H2 sensor based on tapered optical fiber coated with MnO2 nanostructures

Abstract

A novel hydrogen (H2) sensor was developed using optical fiber coated with manganese dioxide (MnO2) nanostructures. Optical multimode fiber (MMF) of 125μm in diameter as the transducing platform was tapered to 20μm to enhance the evanescent field of the light propagates in the fiber core. The tapered fiber was coated with MnO2 nanograins synthesised via chemical bath deposition (CBD) process. Catalytic Palladium (Pd) was sputtered onto the MnO2 layer to improve the H2 detection. The sensing layer was characterized through Field Emission Scanning Electron Microscopy (FESEM), Energy Dispersive X-ray (EDX), X-ray Diffraction (XRD) and Raman Spectroscopy to verify the properties of MnO2. Two sets of sensors consist of as-prepared MnO2 and 200°C annealed MnO2 were tested towards H2 gas.

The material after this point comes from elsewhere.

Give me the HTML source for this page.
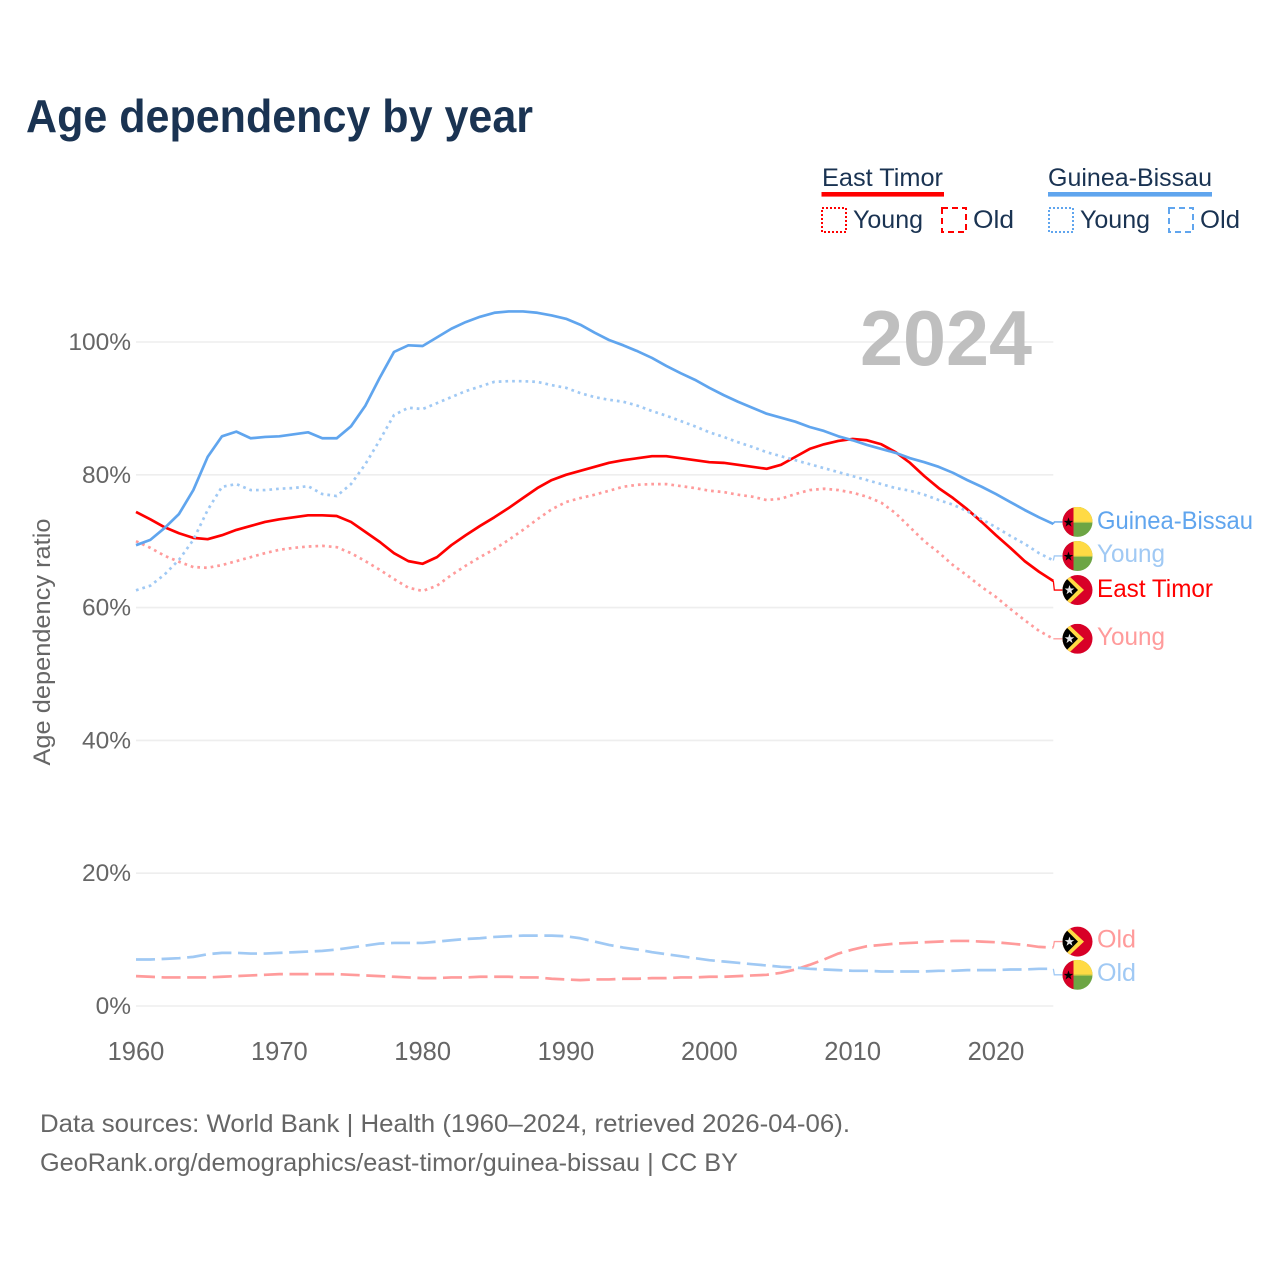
<!DOCTYPE html>
<html lang="en">
<head>
<meta charset="utf-8">
<title>Age dependency by year</title>
<style>
html,body{margin:0;padding:0;background:#fff;}
svg{display:block;font-family:"Liberation Sans",sans-serif;}
</style>
</head>
<body>
<svg id="chart" xmlns="http://www.w3.org/2000/svg" width="1280" height="1280" viewBox="0 0 1280 1280">
<defs>
<clipPath id="flag-clip"><circle cx="0" cy="0" r="15"/></clipPath>
<g id="flag-gb" clip-path="url(#flag-clip)">
<rect x="-15" y="-15" width="30" height="30" fill="#6da544"/>
<rect x="-4" y="-15" width="19" height="15" fill="#ffda44"/>
<rect x="-4" y="0" width="19" height="1" fill="#b9c64a"/>
<rect x="-15" y="-15" width="11" height="30" fill="#d80027"/>
<polygon points="-9,-4.5 -7.8,-1 -4.2,-1 -7.1,1.2 -6,4.7 -9,2.6 -12,4.7 -10.9,1.2 -13.8,-1 -10.2,-1" fill="#000"/>
</g>
<g id="flag-et" clip-path="url(#flag-clip)">
<rect x="-15" y="-15" width="30" height="30" fill="#d80027"/>
<polygon points="-15,-15 -9.5,-15 6.5,0 -9.5,15 -15,15" fill="#ffda44"/>
<polygon points="-15,-15 -14.5,-15 0.5,0 -14.5,15 -15,15" fill="#000"/>
<polygon points="-8,-5 -6.8,-1.5 -3.2,-1.5 -6.1,0.7 -5,4.2 -8,2.1 -11,4.2 -9.9,0.7 -12.8,-1.5 -9.2,-1.5" fill="#e6e6e6"/>
</g>
</defs>

<rect x="0" y="0" width="1280" height="1280" fill="#fff"/>

<text x="26" y="132" font-size="46" font-weight="700" fill="#1a3352" textLength="507" lengthAdjust="spacingAndGlyphs">Age dependency by year</text>

<g font-size="25" fill="#1a3352">
  <text x="822" y="186" textLength="121" lengthAdjust="spacingAndGlyphs">East Timor</text>
  <rect x="821.5" y="192" width="122.5" height="4.6" fill="#ff0000"/>
  <rect x="822" y="208" width="24" height="24" fill="none" stroke="#ff0000" stroke-width="2" stroke-dasharray="2 2"/>
  <text x="853" y="228" textLength="70" lengthAdjust="spacingAndGlyphs">Young</text>
  <rect x="942" y="208" width="24" height="24" fill="none" stroke="#ff0000" stroke-width="2" stroke-dasharray="6 4"/>
  <text x="973" y="228" textLength="41" lengthAdjust="spacingAndGlyphs">Old</text>
  <text x="1048" y="186" textLength="164" lengthAdjust="spacingAndGlyphs">Guinea-Bissau</text>
  <rect x="1048" y="192" width="164" height="4.6" fill="#60a5ee"/>
  <rect x="1049" y="208" width="24" height="24" fill="none" stroke="#60a5ee" stroke-width="2" stroke-dasharray="2 2"/>
  <text x="1080" y="228" textLength="70" lengthAdjust="spacingAndGlyphs">Young</text>
  <rect x="1169" y="208" width="24" height="24" fill="none" stroke="#60a5ee" stroke-width="2" stroke-dasharray="6 4"/>
  <text x="1200" y="228" textLength="40" lengthAdjust="spacingAndGlyphs">Old</text>
</g>

<g id="grid"></g>
<g id="y-ticks"></g>
<g id="x-ticks"></g>

<text x="860" y="365" font-size="78" font-weight="700" fill="#bfbfbf" textLength="172" lengthAdjust="spacingAndGlyphs">2024</text>

<text transform="translate(50,642) rotate(-90)" text-anchor="middle" font-size="24" fill="#666" textLength="247" lengthAdjust="spacingAndGlyphs">Age dependency ratio</text>

<g id="series"></g>

<g id="end-et-total">
  <use href="#flag-et" x="1077.5" y="0"/>
  <text x="1097" y="7" font-size="25" fill="#ff0000" textLength="116" lengthAdjust="spacingAndGlyphs">East Timor</text>
</g>
<g id="end-et-young">
  <use href="#flag-et" x="1077.5" y="0"/>
  <text x="1097" y="6" font-size="25" fill="#ff9b9b" textLength="68" lengthAdjust="spacingAndGlyphs">Young</text>
</g>
<g id="end-et-old">
  <use href="#flag-et" x="1077.5" y="0"/>
  <text x="1097" y="6" font-size="25" fill="#ff9b9b" textLength="39" lengthAdjust="spacingAndGlyphs">Old</text>
</g>
<g id="end-gb-total">
  <use href="#flag-gb" x="1077.5" y="0"/>
  <text x="1097" y="7" font-size="25" fill="#60a5ee" textLength="156" lengthAdjust="spacingAndGlyphs">Guinea-Bissau</text>
</g>
<g id="end-gb-young">
  <use href="#flag-gb" x="1077.5" y="0"/>
  <text x="1097" y="6" font-size="25" fill="#a0c9f4" textLength="68" lengthAdjust="spacingAndGlyphs">Young</text>
</g>
<g id="end-gb-old">
  <use href="#flag-gb" x="1077.5" y="0"/>
  <text x="1097" y="6" font-size="25" fill="#a0c9f4" textLength="39" lengthAdjust="spacingAndGlyphs">Old</text>
</g>

<g font-size="25" fill="#666">
  <text x="40" y="1132" textLength="810" lengthAdjust="spacingAndGlyphs">Data sources: World Bank | Health (1960–2024, retrieved 2026-04-06).</text>
  <text x="40" y="1171" textLength="698" lengthAdjust="spacingAndGlyphs">GeoRank.org/demographics/east-timor/guinea-bissau | CC BY</text>
</g>

<script>
var startYear = 1960;
var xTickYears = [1960, 1970, 1980, 1990, 2000, 2010, 2020];
var yTickValues = [0, 20, 40, 60, 80, 100];

var eastTimorTotal = [74.4,73.3,72.1,71.2,70.5,70.3,70.9,71.7,72.3,72.9,73.3,73.6,73.9,73.9,73.8,72.9,71.4,69.9,68.2,67.0,66.6,67.6,69.4,70.9,72.3,73.6,75.0,76.5,78.0,79.2,80.0,80.6,81.2,81.8,82.2,82.5,82.8,82.8,82.5,82.2,81.9,81.8,81.5,81.2,80.9,81.5,82.7,83.9,84.6,85.1,85.4,85.2,84.6,83.4,81.8,79.8,78.0,76.5,74.8,72.9,70.9,69.0,67.0,65.4,64.0];
var eastTimorYoung = [70.0,69.0,67.8,66.9,66.1,66.0,66.4,67.0,67.6,68.2,68.7,69.0,69.2,69.3,69.1,68.2,67.0,65.7,64.3,63.0,62.5,63.3,64.9,66.3,67.6,68.8,70.2,71.7,73.3,74.8,75.9,76.5,77.0,77.6,78.2,78.5,78.6,78.6,78.3,78.0,77.6,77.4,77.0,76.7,76.2,76.4,77.1,77.7,77.9,77.7,77.3,76.7,75.8,74.2,72.1,70.0,68.3,66.4,64.8,63.1,61.6,59.8,58.1,56.5,55.3];
var eastTimorOld = [4.5,4.4,4.3,4.3,4.3,4.3,4.4,4.5,4.6,4.7,4.8,4.8,4.8,4.8,4.8,4.7,4.6,4.5,4.4,4.3,4.2,4.2,4.3,4.3,4.4,4.4,4.4,4.3,4.3,4.1,4.0,3.9,4.0,4.0,4.1,4.1,4.2,4.2,4.3,4.3,4.4,4.4,4.5,4.6,4.7,5.0,5.5,6.2,7.0,7.9,8.5,9.0,9.2,9.4,9.5,9.6,9.7,9.8,9.8,9.7,9.6,9.4,9.2,8.9,8.8];
var guineaBissauTotal = [69.4,70.2,72.0,74.1,77.7,82.7,85.8,86.5,85.5,85.7,85.8,86.1,86.4,85.5,85.5,87.3,90.4,94.6,98.5,99.5,99.4,100.7,102.0,103.0,103.8,104.4,104.6,104.6,104.4,104.0,103.5,102.6,101.4,100.3,99.5,98.6,97.6,96.4,95.3,94.3,93.1,92.0,91.0,90.1,89.2,88.6,88.0,87.2,86.6,85.8,85.2,84.5,83.9,83.3,82.5,81.9,81.2,80.3,79.2,78.2,77.1,75.9,74.7,73.6,72.6];
var guineaBissauYoung = [62.6,63.3,65.0,67.2,70.2,74.7,78.2,78.6,77.7,77.7,77.9,78.0,78.3,77.1,76.8,78.6,81.6,85.2,89.0,90.1,89.9,90.8,91.7,92.6,93.3,94.0,94.1,94.1,94.0,93.5,93.1,92.3,91.7,91.3,91.0,90.4,89.6,88.9,88.1,87.3,86.4,85.7,84.9,84.2,83.4,82.8,82.2,81.6,81.0,80.4,79.8,79.2,78.6,78.0,77.6,77.0,76.2,75.5,74.5,73.3,72.1,70.8,69.6,68.2,67.1];
var guineaBissauOld = [7.0,7.0,7.1,7.2,7.4,7.8,8.0,8.0,7.9,7.9,8.0,8.1,8.2,8.3,8.5,8.8,9.1,9.4,9.5,9.5,9.5,9.7,9.9,10.1,10.2,10.4,10.5,10.6,10.6,10.6,10.5,10.2,9.7,9.2,8.8,8.5,8.1,7.8,7.5,7.2,6.9,6.7,6.5,6.3,6.1,5.9,5.8,5.6,5.5,5.4,5.3,5.3,5.2,5.2,5.2,5.2,5.3,5.3,5.4,5.4,5.4,5.5,5.5,5.6,5.6];

var SVG_NS = 'http://www.w3.org/2000/svg';
function xScale(year) { return 136 + (year - 1960) * (860 / 60); }
function yScale(value) { return 1006 - value * 6.64; }

var gridGroup = document.getElementById('grid');
var yTickGroup = document.getElementById('y-ticks');
var xTickGroup = document.getElementById('x-ticks');
var seriesGroup = document.getElementById('series');

yTickValues.forEach(function (v) {
  var line = document.createElementNS(SVG_NS, 'line');
  
  
  line.setAttribute('x1', 136);
  line.setAttribute('x2', xScale(2024));
  line.setAttribute('y1', yScale(v));
  line.setAttribute('y2', yScale(v));
  line.setAttribute('stroke', '#eeeeee');
  line.setAttribute('stroke-width', 1.6);
  gridGroup.appendChild(line);
  var label = document.createElementNS(SVG_NS, 'text');
  
  
  label.setAttribute('x', 131);
  label.setAttribute('y', yScale(v) + 8);
  label.setAttribute('text-anchor', 'end');
  label.setAttribute('font-size', 24.5);
  label.setAttribute('fill', '#666');
  label.textContent = v + '%';
  yTickGroup.appendChild(label);
});

xTickYears.forEach(function (year) {
  var label = document.createElementNS(SVG_NS, 'text');
  
  
  label.setAttribute('x', xScale(year));
  label.setAttribute('y', 1060);
  label.setAttribute('text-anchor', 'middle');
  label.setAttribute('font-size', 25.5);
  label.setAttribute('fill', '#666');
  label.textContent = String(year);
  xTickGroup.appendChild(label);
});

function drawSeries(values, name, color, dash, labelId, labelOffset) {
  var d = values.map(function (v, i) {
    return (i ? 'L' : 'M') + xScale(startYear + i).toFixed(2) + ' ' + yScale(v).toFixed(2);
  }).join(' ');
  var path = document.createElementNS(SVG_NS, 'path');
  
  
  path.setAttribute('d', d);
  path.setAttribute('fill', 'none');
  path.setAttribute('stroke', color);
  path.setAttribute('stroke-width', 2.7);
  path.setAttribute('stroke-linejoin', 'round');
  if (dash) path.setAttribute('stroke-dasharray', dash);
  seriesGroup.appendChild(path);

  var endX = xScale(startYear + values.length - 1);
  var endY = yScale(values[values.length - 1]);
  var labelY = endY + labelOffset;
  var connector = document.createElementNS(SVG_NS, 'path');
  
  
  connector.setAttribute('d', 'M' + endX + ' ' + endY + ' L' + (endX + 1) + ' ' + labelY + ' L' + (endX + 9) + ' ' + labelY);
  connector.setAttribute('fill', 'none');
  connector.setAttribute('stroke', color);
  connector.setAttribute('stroke-width', 1.3);
  seriesGroup.appendChild(connector);
  document.getElementById(labelId).setAttribute('transform', 'translate(0,' + labelY + ')');
}

var DOT = '2.7 4';
var DASH = '19 6.6';
drawSeries(eastTimorYoung, 'east-timor-young-line', '#ff9b9b', DOT, 'end-et-young', 0);
drawSeries(eastTimorOld, 'east-timor-old-line', '#ff9b9b', DASH, 'end-et-old', -6);
drawSeries(eastTimorTotal, 'east-timor-total-line', '#ff0000', null, 'end-et-total', 9);
drawSeries(guineaBissauYoung, 'guinea-bissau-young-line', '#a0c9f4', DOT, 'end-gb-young', -4.5);
drawSeries(guineaBissauOld, 'guinea-bissau-old-line', '#a0c9f4', DASH, 'end-gb-old', 6);
drawSeries(guineaBissauTotal, 'guinea-bissau-total-line', '#60a5ee', null, 'end-gb-total', -2);
</script>
</svg>
</body>
</html>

The tapered optical fiber coated with Pd/MnO2 nanograins was found to be sensitive towards H2 with different concentrations in synthetic air at 240°C operating temperature. The annealed sensor showed higher response and sensitivity as compared to the as-prepared sensors when measured in the visible to near infra-red optical wavelength range. The absorbance response of the annealed Pd/MnO2 on fiber has increased to 65% as compared to 20% for the as-prepared Pd/MnO2 upon exposure to 1% H2 in synthetic air.